The MasterDetector code still uses old Zookeeper abstractions and it's error-prone for maintenance and further development.
There exists newer and higher-level zookeeper group management abstractions such as zookeeper::Group. After this refactoring Mesos master detecting and contending logic should reside in separate classes which depend on general Zookeeper group leader detection and contention abstractions with Future-pattern APIs. Masters should then use the MasterContender while Slaves and Schedulers should use the MasterDetector.
The following is a summary of the change
Two layers of ZK abstractions are added:
- zookeeper::LeaderContender is responsible for contending to be a leader. It does not detect whether it is elected but only registers itself in ZK and watch the membership change.
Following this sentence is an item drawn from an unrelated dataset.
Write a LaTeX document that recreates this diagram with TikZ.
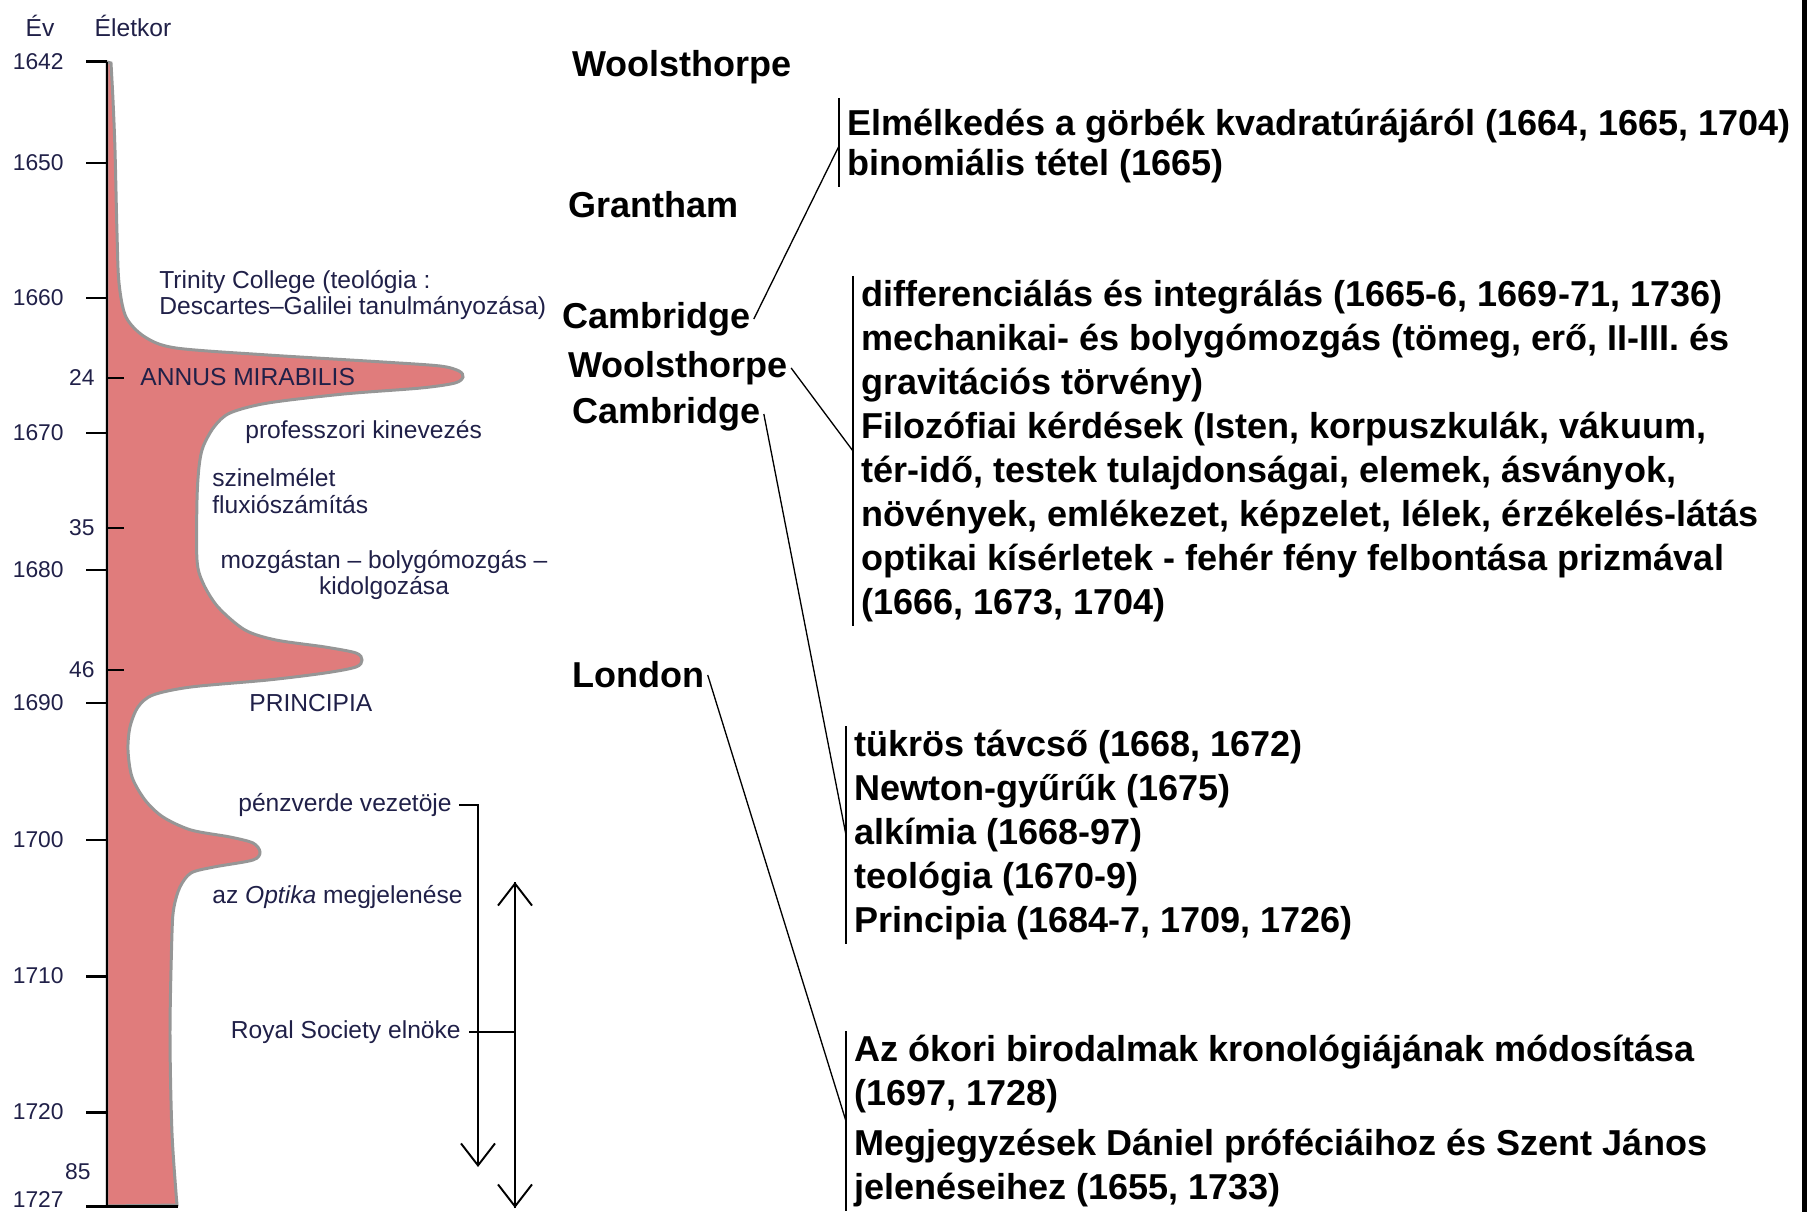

zookeeper::LeaderDetector is responsible for detecting the current leader. The contender and detector run independent of each other.
- mesos::internal::MasterContender and mesos::internal::MasterDetector wrap around the zookeeper contender and detector abstractions as adapters to provide/interpret the ZooKeeper data (as Master PIDs, later as MasterInfo after
- MasterContender is used only by the master and MasterDetector is used by master, slave and scheduler driver. With the new abstractions the master election logic starts after the client components (master/slave/sched) are fully initialized (e.g. after slave recovery for slaves) instead of before they start.